A typical fit for carfentrazone would be in spring burnoff prior to a pulse crop in a field with weed problems that include Roundup Ready or other herbicide-tolerant canola volunteers.

Johnson notes one key factor for its use: “Carfentrazone has to be applied very early, especially to weeds like volunteer canola. If it gets beyond the four-leaf stage some weeds become quite tolerant to carfentrazone so control won’t be as good.” 

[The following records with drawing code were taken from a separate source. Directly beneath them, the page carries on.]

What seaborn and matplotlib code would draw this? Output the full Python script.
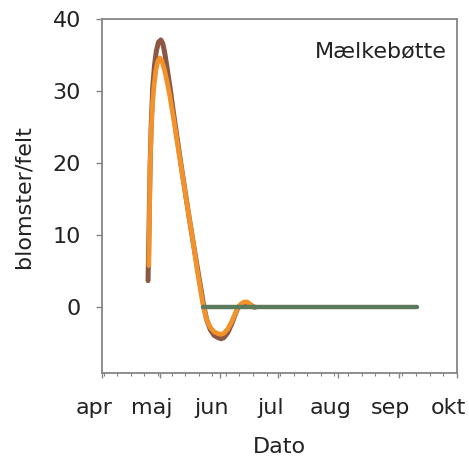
import numpy as np
import pandas as pd
import matplotlib
matplotlib.use("Agg")
import matplotlib.pyplot as plt
import matplotlib.transforms as mtransforms
import seaborn as sns

# days counted from 1 April
month_names = ["apr", "maj", "jun", "jul", "aug", "sep", "okt"]
month_days = [0, 30, 61, 91, 122, 153, 183]

# brown curve
brown_day = [23.9, 24.2, 24.6, 25.0, 25.5, 26.3, 27.2, 28.2, 29.3, 30.5, 31.5,
             32.5, 33.5, 34.5, 35.5, 37.0, 39.0, 41.0, 43.0, 45.0, 47.0, 49.0,
             51.0, 52.5, 54.0, 56.0, 58.0, 60.0, 61.5, 63.0, 65.0, 67.0, 69.0,
             70.3, 72.0, 73.5, 75.0, 76.5, 78.0, 79.0]
brown_val = [3.7, 8.0, 14.0, 20.0, 25.0, 30.5, 33.5, 35.6, 36.8, 37.1, 36.6,
             35.3, 33.6, 31.8, 30.0, 27.0, 23.3, 19.6, 16.1, 12.6, 9.3, 6.0,
             2.8, 0.4, -1.6, -3.1, -3.9, -4.2, -4.35, -4.2, -3.5, -2.3, -0.9,
             0.0, 0.4, 0.6, 0.6, 0.35, 0.1, 0.0]

# orange curve
orange_day = [24.3, 24.6, 24.9, 25.5, 26.2, 27.0, 28.0, 29.0, 30.0, 31.0, 32.0,
              33.0, 34.0, 35.0, 37.0, 39.0, 41.0, 43.0, 45.0, 47.0, 49.0, 51.0,
              52.5, 54.0, 56.0, 58.0, 60.0, 61.5, 63.0, 65.0, 67.0, 69.0, 70.3,
              72.0, 73.5, 75.0, 76.5, 78.0, 79.0]
orange_val = [5.8, 12.0, 19.0, 24.5, 28.2, 30.8, 33.0, 34.2, 34.6, 34.2, 33.3,
              32.2, 30.9, 29.5, 26.3, 22.8, 19.4, 16.0, 12.6, 9.3, 5.6, 2.3,
              0.0, -1.6, -2.8, -3.4, -3.65, -3.75, -3.6, -3.0, -2.0, -0.8, 0.0,
              0.5, 0.75, 0.75, 0.45, 0.1, 0.0]

# green flat line
green_day = [52.3, 162.4]
green_val = [0.0, 0.0]

sns.set_style("white")
plt.rcParams["font.family"] = ["DejaVu Sans"]

fig = plt.figure(figsize=(4.69, 4.65), dpi=100)
ax = fig.add_axes([0.2168, 0.1972, 0.757, 0.7619])

sns.lineplot(x=brown_day, y=brown_val, color="#8b5843", lw=3.6, ax=ax,
             solid_capstyle="round")
sns.lineplot(x=orange_day, y=orange_val, color="#f3922b", lw=3.4, ax=ax,
             solid_capstyle="round")
sns.lineplot(x=green_day, y=green_val, color="#5b7b5c", lw=3.2, ax=ax,
             solid_capstyle="round")

ax.set_xlim(0, 183)
ax.set_ylim(-9.15, 40)

ax.set_yticks([0, 10, 20, 30, 40])
ax.set_xticks(month_days)
ax.set_xticklabels(month_names)
ax.set_xticks(np.arange(1, 183, 7), minor=True)

fs = 16
ax.tick_params(axis="y", which="major", left=True, length=4.5, width=1,
               color="#868686", labelsize=fs, pad=10.5, labelcolor="#222222")
ax.tick_params(axis="x", which="major", bottom=True, length=3.6, width=1,
               color="#868686", labelsize=fs, pad=14, labelcolor="#222222")
ax.tick_params(axis="x", which="minor", bottom=True, length=2.2, width=0.8,
               color="#868686")

# month labels sit a little left of their tick
shift = mtransforms.ScaledTranslation(-8 / 100, 0, fig.dpi_scale_trans)
for lab in ax.get_xticklabels():
    lab.set_transform(lab.get_transform() + shift)

for sp in ax.spines.values():
    sp.set_color("#868686")
    sp.set_linewidth(1.3)

ax.set_xlabel("Dato", fontsize=fs, labelpad=14, color="#222222")
ax.set_ylabel("blomster/felt", fontsize=fs, labelpad=14, color="#222222")

ax.text(0.973, 0.91, "Mælkebøtte", transform=ax.transAxes, ha="right",
        va="center", fontsize=fs, color="#222222")

fig.savefig("out.png", dpi=100)
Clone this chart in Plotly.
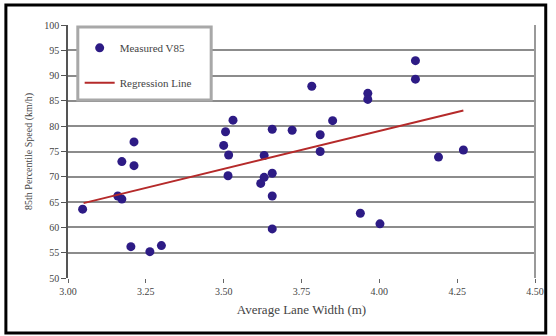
import plotly.graph_objects as go

lane_width = [3.047, 3.16, 3.173, 3.173, 3.212, 3.212, 3.202, 3.263, 3.30,
              3.50, 3.506, 3.516, 3.514, 3.53, 3.619, 3.63, 3.63, 3.656, 3.656,
              3.656, 3.656, 3.72, 3.783, 3.81, 3.81, 3.85, 3.939, 3.963, 3.963,
              4.002, 4.116, 4.116, 4.19, 4.27]
speed_85 = [63.6, 66.2, 65.6, 73.0, 76.9, 72.2, 56.2, 55.2, 56.4,
            76.2, 78.9, 74.3, 70.2, 81.2, 68.7, 69.9, 74.2, 70.7, 66.2,
            59.7, 79.4, 79.2, 87.9, 78.3, 75.0, 81.1, 62.8, 86.5, 85.3,
            60.7, 92.95, 89.3, 73.9, 75.3]
reg_x = [3.05, 4.27]
reg_y = [64.8, 83.1]

x_ticks = [3.00, 3.25, 3.50, 3.75, 4.00, 4.25, 4.50]
x_tick_labels = ["3.00", "3.25", "3.50", "3.75", "4.00", "4.25", "4.50"]
y_ticks = [50, 55, 60, 65, 70, 75, 80, 85, 90, 95, 100]

font_fam = "Liberation Serif, Times New Roman, serif"

fig = go.Figure()
fig.add_trace(go.Scatter(
    x=lane_width, y=speed_85, mode="markers", name="Measured V85",
    legendgroup="a",
    marker=dict(color="#2d1b85", size=9, line=dict(width=0)),
))
fig.add_trace(go.Scatter(
    x=reg_x, y=reg_y, mode="lines", name="Regression Line",
    legendgroup="b",
    line=dict(color="#b52a2a", width=2),
))

fig.update_layout(
    width=556, height=336,
    margin=dict(l=68, r=15, t=25, b=58),
    paper_bgcolor="white", plot_bgcolor="white",
    font=dict(family=font_fam, size=10, color="#444"),
    showlegend=True,
    legend=dict(
        x=0.025, y=0.967, xanchor="left", yanchor="top",
        bgcolor="rgba(0,0,0,0)", borderwidth=0,
        font=dict(family=font_fam, size=11, color="#444"),
        tracegroupgap=16, traceorder="grouped", itemwidth=30,
    ),
    xaxis=dict(
        range=[3.0, 4.5], tickvals=x_ticks, ticktext=x_tick_labels,
        showgrid=False, zeroline=False,
        showline=False, ticks="outside", ticklen=4, tickcolor="#666",
        title=dict(text="Average Lane Width (m)", font=dict(size=13, color="#444"), standoff=8),
    ),
    yaxis=dict(
        range=[50, 100], tickvals=y_ticks,
        showgrid=True, gridcolor="#8c8c8c", gridwidth=2,
        zeroline=False, showline=True, linecolor="#555", linewidth=1.5,
        ticks="outside", ticklen=5, tickcolor="#555",
        title=dict(text="85th Percentile Speed (km/h)", font=dict(size=10, color="#444"), standoff=10),
    ),
    shapes=[
        dict(type="line", xref="paper", yref="paper", x0=1, x1=1, y0=0, y1=1,
             line=dict(color="#999", width=2)),
        dict(type="rect", xref="paper", yref="paper", x0=0.021, x1=0.3066,
             y0=0.7036, y1=0.992, fillcolor="white",
             line=dict(color="#a8a8a8", width=3), layer="above"),
        dict(type="rect", xref="paper", yref="paper", x0=-0.133, x1=1.023,
             y0=-0.217, y1=1.079, fillcolor="rgba(0,0,0,0)",
             line=dict(color="black", width=3)),
    ],
)

fig.write_html("out.html", config={"displayModeBar": False},
               post_script="document.body.style.margin='0';document.body.style.overflow='hidden';")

Another Group 14 herbicide in the testing phase
More Group 14 herbicides could be available in western Canada in the future. Johnson is involved in AAFC’s testing of a new Group 14 product from BASF, and he has also conducted a small preliminary experiment to look at the potential of another experimental compound. “We have done a fair amount of work with the new Group 14 product from BASF. It will hopefully be registered for 2009,” he says. The active ingredient is saflufenacil, and the product is used in combination with glyphosate to help burn down
broadleaf weeds.


Like carfentrazone, saflufenacil kills weeds at a much faster rate than glyphosate alone. Johnson compares the two products: “Saflufenacil could have some residual properties depending on the rate. It has a fairly broad spectrum of crops that it’s safe to apply prior to emergence, but it has more restrictions than carfentrazone. For instance, crops like pea and chickpea are quite tolerant of it, so it could be used before those crops. As well, it seems that saflufenacil can be effective over a wider range of weed growth stages
than carfentrazone.”


Johnson notes, “Saflufenacil’s development was based on the emerging issues in the United States and other parts of the world with glyphosate-resistant weeds, and the need to have partners to tank mix with glyphosate. We haven’t really identified any glyphosate-resistant weeds in Canada yet, so the use pattern here would be for burnoff to control weeds like volunteer Roundup Ready canola and other weeds that glyphosate has difficulty in controlling.